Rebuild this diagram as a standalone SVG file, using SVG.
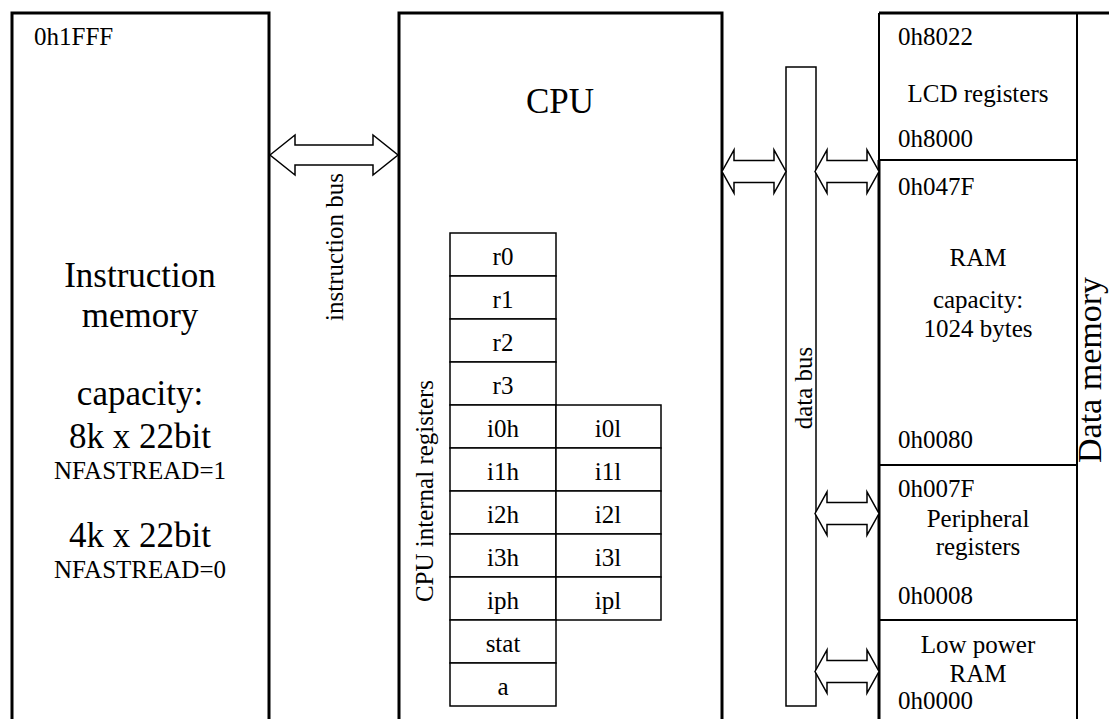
<svg xmlns="http://www.w3.org/2000/svg" xmlns:xlink="http://www.w3.org/1999/xlink" width="1109" height="719" viewBox="0 0 1109 719">
<style>
text{font-family:"Liberation Serif","Times New Roman",serif;fill:#000}
.big{font-size:35px;text-anchor:middle}
.lbl{font-size:25px}
.mid{text-anchor:middle}
.box{fill:#fff;stroke:#000;stroke-width:3}
.reg{fill:#fff;stroke:#000;stroke-width:1.5}
.arr{fill:#fff;stroke:#000;stroke-width:1.5;stroke-linejoin:miter}
.ln{fill:none;stroke:#000}
</style>
<defs>
<path id="darr" class="arr" d="M0,0 L12,-21.5 L12,-11 L52,-11 L52,-21.5 L64,0 L52,21.5 L52,11 L12,11 L12,21.5 Z"/>
</defs>
<rect width="1109" height="719" fill="#fff"/>

<g id="instruction-memory">
<rect class="box" x="12" y="13" width="257" height="730"/>
<text class="lbl" x="34" y="45">0h1FFF</text>
<text class="big" x="140" y="287">Instruction</text>
<text class="big" x="140" y="327">memory</text>
<text class="big" x="140" y="405">capacity:</text>
<text class="big" x="140" y="448">8k x 22bit</text>
<text class="lbl mid" x="140" y="479">NFASTREAD=1</text>
<text class="big" x="140" y="547">4k x 22bit</text>
<text class="lbl mid" x="140" y="578">NFASTREAD=0</text>
</g>

<g id="cpu">
<rect class="box" x="399" y="13" width="323" height="730"/>
<text class="big" x="560" y="113">CPU</text>
<text class="lbl mid" x="433" y="491" transform="rotate(-90 433 491)">CPU internal registers</text>
</g>

<g id="registers">
<rect class="reg" x="450" y="233" width="106" height="43"/><text class="lbl mid" x="503" y="265">r0</text>
<rect class="reg" x="450" y="276" width="106" height="43"/><text class="lbl mid" x="503" y="308">r1</text>
<rect class="reg" x="450" y="319" width="106" height="43"/><text class="lbl mid" x="503" y="351">r2</text>
<rect class="reg" x="450" y="362" width="106" height="43"/><text class="lbl mid" x="503" y="394">r3</text>
<rect class="reg" x="450" y="405" width="106" height="43"/><text class="lbl mid" x="503" y="437">i0h</text>
<rect class="reg" x="556" y="405" width="105" height="43"/><text class="lbl mid" x="608" y="437">i0l</text>
<rect class="reg" x="450" y="448" width="106" height="43"/><text class="lbl mid" x="503" y="480">i1h</text>
<rect class="reg" x="556" y="448" width="105" height="43"/><text class="lbl mid" x="608" y="480">i1l</text>
<rect class="reg" x="450" y="491" width="106" height="43"/><text class="lbl mid" x="503" y="523">i2h</text>
<rect class="reg" x="556" y="491" width="105" height="43"/><text class="lbl mid" x="608" y="523">i2l</text>
<rect class="reg" x="450" y="534" width="106" height="43"/><text class="lbl mid" x="503" y="566">i3h</text>
<rect class="reg" x="556" y="534" width="105" height="43"/><text class="lbl mid" x="608" y="566">i3l</text>
<rect class="reg" x="450" y="577" width="106" height="43"/><text class="lbl mid" x="503" y="609">iph</text>
<rect class="reg" x="556" y="577" width="105" height="43"/><text class="lbl mid" x="608" y="609">ipl</text>
<rect class="reg" x="450" y="620" width="106" height="43"/><text class="lbl mid" x="503" y="652">stat</text>
<rect class="reg" x="450" y="663" width="106" height="43"/><text class="lbl mid" x="503" y="695">a</text>
</g>

<g id="data-bus">
<rect class="reg" x="786" y="67" width="30" height="639"/>
<text class="lbl mid" x="812" y="388" transform="rotate(-90 812 388)">data bus</text>
</g>

<g id="data-memory">
<path class="ln" stroke-width="3" d="M879,13 H1109"/>
<path class="ln" stroke-width="2" d="M879,13 V160"/>
<path class="ln" stroke-width="3" d="M879,160 V719"/>
<path class="ln" stroke-width="2" d="M1077,13 V719 M879,160 H1077 M879,465 H1077 M879,620 H1077"/>
<text class="big" style="font-size:34px" x="1101" y="370" transform="rotate(-90 1101 370)">Data memory</text>
</g>

<g id="lcd-registers">
<text class="lbl" x="898" y="45">0h8022</text>
<text class="lbl mid" x="978" y="102">LCD registers</text>
<text class="lbl" x="898" y="147">0h8000</text>
</g>

<g id="ram">
<text class="lbl" x="898" y="195">0h047F</text>
<text class="lbl mid" x="978" y="266">RAM</text>
<text class="lbl mid" x="978" y="308">capacity:</text>
<text class="lbl mid" x="978" y="337">1024 bytes</text>
<text class="lbl" x="898" y="448">0h0080</text>
</g>

<g id="peripheral-registers">
<text class="lbl" x="898" y="497">0h007F</text>
<text class="lbl mid" x="978" y="527">Peripheral</text>
<text class="lbl mid" x="978" y="555">registers</text>
<text class="lbl" x="898" y="604">0h0008</text>
</g>

<g id="low-power-ram">
<text class="lbl mid" x="978" y="653">Low power</text>
<text class="lbl mid" x="978" y="682">RAM</text>
<text class="lbl" x="898" y="709">0h0000</text>
</g>

<g id="connectors">
<polygon class="arr" points="270,155 295,135 295,145 373,145 373,135 398,155 373,175 373,165 295,165 295,175"/>
<text class="lbl mid" x="343" y="247" transform="rotate(-90 343 247)">instruction bus</text>
<use xlink:href="#darr" transform="translate(722,171.5)"/>
<use xlink:href="#darr" transform="translate(815,171.5)"/>
<use xlink:href="#darr" transform="translate(815,513.5)"/>
<use xlink:href="#darr" transform="translate(815,671.5)"/>
</g>
</svg>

== == ==

=== Exercise instructions ===
Go through the data above and transcribe it in full, omitting any image.

=== Correct response ===
Rebuild this diagram as a standalone SVG file, using SVG.
<svg xmlns="http://www.w3.org/2000/svg" xmlns:xlink="http://www.w3.org/1999/xlink" width="1109" height="719" viewBox="0 0 1109 719">
<style>
text{font-family:"Liberation Serif","Times New Roman",serif;fill:#000}
.big{font-size:35px;text-anchor:middle}
.lbl{font-size:25px}
.mid{text-anchor:middle}
.box{fill:#fff;stroke:#000;stroke-width:3}
.reg{fill:#fff;stroke:#000;stroke-width:1.5}
.arr{fill:#fff;stroke:#000;stroke-width:1.5;stroke-linejoin:miter}
.ln{fill:none;stroke:#000}
</style>
<defs>
<path id="darr" class="arr" d="M0,0 L12,-21.5 L12,-11 L52,-11 L52,-21.5 L64,0 L52,21.5 L52,11 L12,11 L12,21.5 Z"/>
</defs>
<rect width="1109" height="719" fill="#fff"/>

<g id="instruction-memory">
<rect class="box" x="12" y="13" width="257" height="730"/>
<text class="lbl" x="34" y="45">0h1FFF</text>
<text class="big" x="140" y="287">Instruction</text>
<text class="big" x="140" y="327">memory</text>
<text class="big" x="140" y="405">capacity:</text>
<text class="big" x="140" y="448">8k x 22bit</text>
<text class="lbl mid" x="140" y="479">NFASTREAD=1</text>
<text class="big" x="140" y="547">4k x 22bit</text>
<text class="lbl mid" x="140" y="578">NFASTREAD=0</text>
</g>

<g id="cpu">
<rect class="box" x="399" y="13" width="323" height="730"/>
<text class="big" x="560" y="113">CPU</text>
<text class="lbl mid" x="433" y="491" transform="rotate(-90 433 491)">CPU internal registers</text>
</g>

<g id="registers">
<rect class="reg" x="450" y="233" width="106" height="43"/><text class="lbl mid" x="503" y="265">r0</text>
<rect class="reg" x="450" y="276" width="106" height="43"/><text class="lbl mid" x="503" y="308">r1</text>
<rect class="reg" x="450" y="319" width="106" height="43"/><text class="lbl mid" x="503" y="351">r2</text>
<rect class="reg" x="450" y="362" width="106" height="43"/><text class="lbl mid" x="503" y="394">r3</text>
<rect class="reg" x="450" y="405" width="106" height="43"/><text class="lbl mid" x="503" y="437">i0h</text>
<rect class="reg" x="556" y="405" width="105" height="43"/><text class="lbl mid" x="608" y="437">i0l</text>
<rect class="reg" x="450" y="448" width="106" height="43"/><text class="lbl mid" x="503" y="480">i1h</text>
<rect class="reg" x="556" y="448" width="105" height="43"/><text class="lbl mid" x="608" y="480">i1l</text>
<rect class="reg" x="450" y="491" width="106" height="43"/><text class="lbl mid" x="503" y="523">i2h</text>
<rect class="reg" x="556" y="491" width="105" height="43"/><text class="lbl mid" x="608" y="523">i2l</text>
<rect class="reg" x="450" y="534" width="106" height="43"/><text class="lbl mid" x="503" y="566">i3h</text>
<rect class="reg" x="556" y="534" width="105" height="43"/><text class="lbl mid" x="608" y="566">i3l</text>
<rect class="reg" x="450" y="577" width="106" height="43"/><text class="lbl mid" x="503" y="609">iph</text>
<rect class="reg" x="556" y="577" width="105" height="43"/><text class="lbl mid" x="608" y="609">ipl</text>
<rect class="reg" x="450" y="620" width="106" height="43"/><text class="lbl mid" x="503" y="652">stat</text>
<rect class="reg" x="450" y="663" width="106" height="43"/><text class="lbl mid" x="503" y="695">a</text>
</g>

<g id="data-bus">
<rect class="reg" x="786" y="67" width="30" height="639"/>
<text class="lbl mid" x="812" y="388" transform="rotate(-90 812 388)">data bus</text>
</g>

<g id="data-memory">
<path class="ln" stroke-width="3" d="M879,13 H1109"/>
<path class="ln" stroke-width="2" d="M879,13 V160"/>
<path class="ln" stroke-width="3" d="M879,160 V719"/>
<path class="ln" stroke-width="2" d="M1077,13 V719 M879,160 H1077 M879,465 H1077 M879,620 H1077"/>
<text class="big" style="font-size:34px" x="1101" y="370" transform="rotate(-90 1101 370)">Data memory</text>
</g>

<g id="lcd-registers">
<text class="lbl" x="898" y="45">0h8022</text>
<text class="lbl mid" x="978" y="102">LCD registers</text>
<text class="lbl" x="898" y="147">0h8000</text>
</g>

<g id="ram">
<text class="lbl" x="898" y="195">0h047F</text>
<text class="lbl mid" x="978" y="266">RAM</text>
<text class="lbl mid" x="978" y="308">capacity:</text>
<text class="lbl mid" x="978" y="337">1024 bytes</text>
<text class="lbl" x="898" y="448">0h0080</text>
</g>

<g id="peripheral-registers">
<text class="lbl" x="898" y="497">0h007F</text>
<text class="lbl mid" x="978" y="527">Peripheral</text>
<text class="lbl mid" x="978" y="555">registers</text>
<text class="lbl" x="898" y="604">0h0008</text>
</g>

<g id="low-power-ram">
<text class="lbl mid" x="978" y="653">Low power</text>
<text class="lbl mid" x="978" y="682">RAM</text>
<text class="lbl" x="898" y="709">0h0000</text>
</g>

<g id="connectors">
<polygon class="arr" points="270,155 295,135 295,145 373,145 373,135 398,155 373,175 373,165 295,165 295,175"/>
<text class="lbl mid" x="343" y="247" transform="rotate(-90 343 247)">instruction bus</text>
<use xlink:href="#darr" transform="translate(722,171.5)"/>
<use xlink:href="#darr" transform="translate(815,171.5)"/>
<use xlink:href="#darr" transform="translate(815,513.5)"/>
<use xlink:href="#darr" transform="translate(815,671.5)"/>
</g>
</svg>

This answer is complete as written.